EOR: Quando estou no Mémorial ACTe, em Guadalupe, onde há materiais muito fortes conectados com a escravidão, entendo que meus ancestrais estão me dizendo “acorda, que é a sua vez de falar sobre isso”. Para a Bienal de Arte de Paiz, o tema que proponho é a fronteira entre Haiti e República Dominicana. Estou mortificado porque estão começando a construir um muro ali, e isso é algo que me comove e inquieta. Os mercados haitiano-dominicanos são muito peculiares e inspiradores. A parte figurativa que represento são mulheres, aquelas que gerenciam a economia. E há uma relação entre o dinheiro e a mulher. Vemos isso em nossa cultura, que dependemos uns dos outros, dependemos da parte econômica, temos que negociar porque é importante ter esse diálogo. O dinheiro faz com que tenhamos de ser amáveis. E também temos a presença da botânica: porque vendemos frutas, vendemos sustento, porque comemos o mesmo, isso é algo que temos que ter muito claro, dizem que somos muito diferentes, mas gostamos de raízes, mandioca, batata-doce, inhame, banana, é o que mais vende. Essa relação botânica é o que me interessa capturar na Bienal de Paiz. Estou fazendo um mapa com uma folha chamada “malha haitiana” (Bromelia pinguin – caraguatá comum), que nem sequer é nativa das Antilhas, é mais de Abya Yala e da Mesoamérica. É um tipo de abacaxi/ananás espinhoso e enorme. E veja que há a ideia de chamar de “haitiano” algo que é impenetrável, que se utiliza para separar. Tomei isso como um sinal para usá-la como papel e fazer esse mapa botânico da separação haitiano-dominicana, pensando de forma utópica que prefiro que continue sendo uma paisagem de separação natural, porque há tantas separações naturais, por exemplo, o idioma. Por que erguer mais um muro? Isso só vai prejudicar, mais do que o ser humano, a natureza, os mangues que estão sendo cortados, os seres vivos que precisam atravessar.

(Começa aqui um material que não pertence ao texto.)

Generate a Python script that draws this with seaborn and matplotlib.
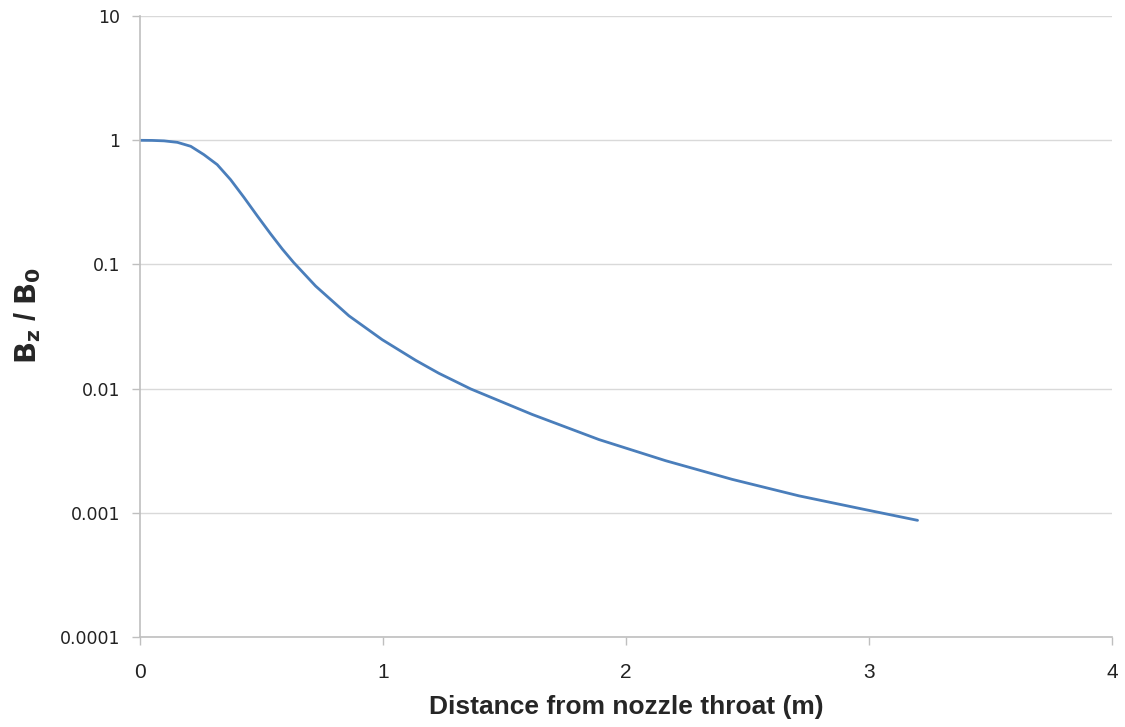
import matplotlib
matplotlib.use("Agg")
import matplotlib.pyplot as plt
import matplotlib.ticker as mticker
import pandas as pd
import seaborn as sns

# values
distance = [0.0, 0.05, 0.099, 0.154, 0.209, 0.263, 0.318, 0.373, 0.428, 0.483,
            0.538, 0.586, 0.632, 0.723, 0.86, 0.997, 1.135, 1.23, 1.361, 1.614,
            1.889, 2.163, 2.437, 2.712, 2.986, 3.2]
field_ratio = [1.0, 0.998, 0.99, 0.963, 0.895, 0.767, 0.637, 0.482, 0.347, 0.246,
               0.176, 0.133, 0.104, 0.067, 0.0386, 0.0248, 0.0169, 0.0133, 0.00995,
               0.0062, 0.00389, 0.00263, 0.00186, 0.00137, 0.00106, 0.00087]

y_ticks = [0.0001, 0.001, 0.01, 0.1, 1, 10]
y_tick_labels = ["0.0001", "0.001", "0.01", "0.1", "1", "10"]
x_ticks = [0, 1, 2, 3, 4]

df = pd.DataFrame({"distance": distance, "ratio": field_ratio})

sns.set_style("white")
plt.rcParams["font.family"] = ["DejaVu Sans"]

fig = plt.figure(figsize=(11.25, 7.27), dpi=100)
ax = fig.add_axes([0.1244, 0.1238, 0.864, 0.854])

sns.lineplot(data=df, x="distance", y="ratio", ax=ax, color="#4a7ebb",
             linewidth=2.0, estimator=None, sort=True)
ax.lines[0].set_solid_joinstyle("round")

ax.set_yscale("log")
ax.set_ylim(0.0001, 10)
ax.set_xlim(0, 4)
ax.set_yticks(y_ticks)
ax.set_yticklabels(y_tick_labels)
ax.yaxis.set_minor_locator(mticker.NullLocator())
ax.set_xticks(x_ticks)

ax.grid(axis="y", color="#d9d9d9", linewidth=1.0)
ax.grid(axis="x", visible=False)
ax.set_axisbelow(True)

for side in ["top", "right"]:
    ax.spines[side].set_visible(False)
for side in ["left", "bottom"]:
    ax.spines[side].set_color("#bfbfbf")
    ax.spines[side].set_linewidth(1.2)

ax.tick_params(axis="both", which="major", direction="out", length=6,
               width=1, color="#bfbfbf", left=True, bottom=True)
ax.tick_params(axis="y", labelsize=12.5, labelcolor="#222222", pad=8)
ax.tick_params(axis="x", labelsize=15, labelcolor="#222222", pad=13)
for lbl in ax.get_xticklabels():
    lbl.set_family(["Liberation Sans Narrow", "Liberation Sans"])

ax.set_xlabel("Distance from nozzle throat (m)", fontsize=19, fontweight="bold",
              family=["Liberation Sans Narrow", "Liberation Sans"], labelpad=9)
ax.set_ylabel(r"$\mathbf{B_z}$ / $\mathbf{B_0}$", fontsize=21, fontweight="bold",
              family=["Liberation Sans"])
ax.yaxis.set_label_coords(-0.100, 0.518)

fig.savefig("out.png", dpi=100, facecolor="white")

Eliazar Ortiz Roa (1981, República Dominicana) é pintor e pesquisador botânico. Explora processos quilombolas, a identidade afro-antilhana, o território, o corpóreo e o decolonial através da manipulação de seu ambiente natural mediante pigmentos e outros sincretismos materiais.

Sheila Ramirez (2000, Santiago de Cuba) é designer e pesquisadora cubano-angolana. Explora, através de arquivos visuais e sonoros, a relação afetiva entre as pessoas e os objetos ao seu redor. Atualmente, está materializando sua pesquisa através do projeto The Archive Room.